TADP-RME: A Trust-Adaptive Differential Privacy Framework for Enhancing Reliability of Data-Driven Systems
Labani Halder 1, Payel Sadhukhan 2, Sarbani Palit 1
Published on arXiv
2604.08113
Model Inversion Attack
OWASP ML Top 10 — ML03
Membership Inference Attack
OWASP ML Top 10 — ML04
Key Finding
Reduces inference attack success rates by up to 3.1% without significant utility degradation compared to fixed-budget differential privacy
TADP-RME
Novel technique introduced
Ensuring reliability in adversarial settings necessitates treating privacy as a foundational component of data-driven systems. While differential privacy and cryptographic protocols offer strong guarantees, existing schemes rely on a fixed privacy budget, leading to a rigid utility-privacy trade-off that fails under heterogeneous user trust. Moreover, noise-only differential privacy preserves geometric structure, which inference attacks exploit, causing privacy leakage.
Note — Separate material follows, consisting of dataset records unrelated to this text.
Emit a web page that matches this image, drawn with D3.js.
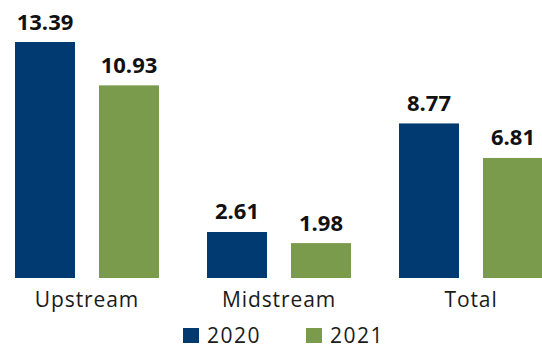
<!DOCTYPE html>
<html>
<head>
<meta charset="utf-8">
<script src="https://cdn.jsdelivr.net/npm/d3@7/dist/d3.min.js"></script>
<style>
  html, body { margin: 0; padding: 0; background: #fff; }
  svg { display: block; }
</style>
</head>
<body>
<script>
// Chart data
const categories = ["Upstream", "Midstream", "Total"];
const seriesNames = ["2020", "2021"];
const values2020 = [13.39, 2.61, 8.77];
const values2021 = [10.93, 1.98, 6.81];
const colors = ["#003A70", "#7A9A4C"];

const width = 542, height = 348;
const baseline = 278;

const svg = d3.select("body").append("svg")
  .attr("width", width)
  .attr("height", height);

const x0 = d3.scaleBand()
  .domain(categories)
  .range([-9, 567])
  .paddingInner(0.25)
  .paddingOuter(0.125);

// 60px bars with a 24px gap inside each group
const x1 = d3.scaleBand()
  .domain(seriesNames)
  .range([0, x0.bandwidth()])
  .paddingInner(24 / 84);

const y = d3.scaleLinear()
  .domain([0, 13.39])
  .range([baseline, 42]);

const rows = categories.map((c, i) => ({
  category: c,
  items: [
    { series: seriesNames[0], value: values2020[i], color: colors[0] },
    { series: seriesNames[1], value: values2021[i], color: colors[1] }
  ]
}));

const groups = svg.selectAll("g.group")
  .data(rows)
  .join("g")
  .attr("class", "group")
  .attr("transform", d => `translate(${x0(d.category)},0)`);

groups.selectAll("rect")
  .data(d => d.items)
  .join("rect")
  .attr("x", d => x1(d.series))
  .attr("y", d => y(d.value))
  .attr("width", x1.bandwidth())
  .attr("height", d => baseline - y(d.value))
  .attr("fill", d => d.color);

groups.selectAll("text.value")
  .data(d => d.items)
  .join("text")
  .attr("class", "value")
  .attr("x", d => x1(d.series) + x1.bandwidth() / 2)
  .attr("y", d => y(d.value) - 12.5)
  .attr("text-anchor", "middle")
  .style("font-family", "'Open Sans', sans-serif")
  .style("font-weight", 700)
  .style("font-size", "22px")
  .style("fill", "#111")
  .text(d => d.value.toFixed(2));

// Category axis labels
const xAxis = d3.axisBottom(x0).tickSize(0).tickPadding(0);
const axisG = svg.append("g")
  .attr("transform", `translate(0,${baseline})`)
  .call(xAxis);
axisG.select(".domain").remove();
axisG.selectAll("text")
  .attr("dy", null)
  .attr("y", 29)
  .style("font-family", "'Open Sans', sans-serif")
  .style("font-size", "21px")
  .style("letter-spacing", "0.9px")
  .style("fill", "#1a1a1a");

// Legend
const legendX = [183, 306];
const legend = svg.selectAll("g.legend")
  .data(seriesNames)
  .join("g")
  .attr("class", "legend")
  .attr("transform", (d, i) => `translate(${legendX[i]},328)`);

legend.append("rect")
  .attr("width", 16)
  .attr("height", 15)
  .attr("fill", (d, i) => colors[i]);

legend.append("text")
  .attr("x", 24)
  .attr("y", 15)
  .style("font-family", "'Open Sans', sans-serif")
  .style("font-size", "21px")
  .style("letter-spacing", "1.5px")
  .style("fill", "#1a1a1a")
  .text(d => d);
</script>
</body>
</html>
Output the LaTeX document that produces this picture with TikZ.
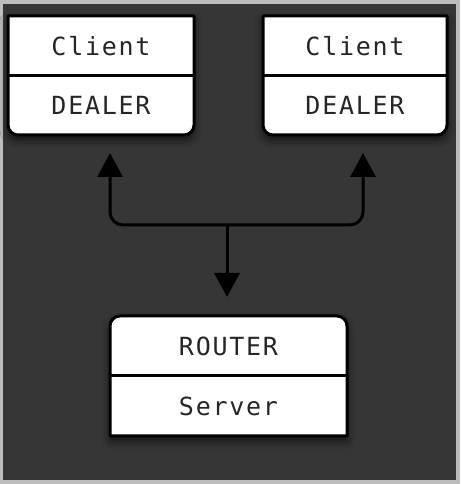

We propose TADP-RME (Trust-Adaptive Differential Privacy with Reverse Manifold Embedding), a framework that enhances reliability under varying levels of user trust. It introduces an inverse trust score in the range [0,1] to adaptively modulate the privacy budget, enabling smooth transitions between utility and privacy. Additionally, Reverse Manifold Embedding applies a nonlinear transformation to disrupt local geometric relationships while preserving formal differential privacy guarantees through post-processing. Theoretical and empirical results demonstrate improved privacy-utility trade-offs, reducing attack success rates by up to 3.1 percent without significant utility degradation. The framework consistently outperforms existing methods against inference attacks, providing a unified approach for reliable learning in adversarial environments.
Key Contributions
- Trust-adaptive privacy budget allocation using inverse trust scores to enable smooth privacy-utility trade-offs under heterogeneous user trust
- Reverse Manifold Embedding (RME) nonlinear transformation that disrupts geometric structure to defend against geometry-based inference attacks
- Formal privacy guarantees combined with empirical structural protection against membership inference and model inversion
🛡️ Threat Analysis
Paper explicitly defends against model inversion attacks and evaluates resistance to data reconstruction/extraction attacks. The framework is designed to prevent inference attacks from exploiting geometric structure to recover training data.
Paper explicitly addresses membership inference attacks as a key threat model and evaluates the framework's effectiveness in reducing membership inference attack success rates.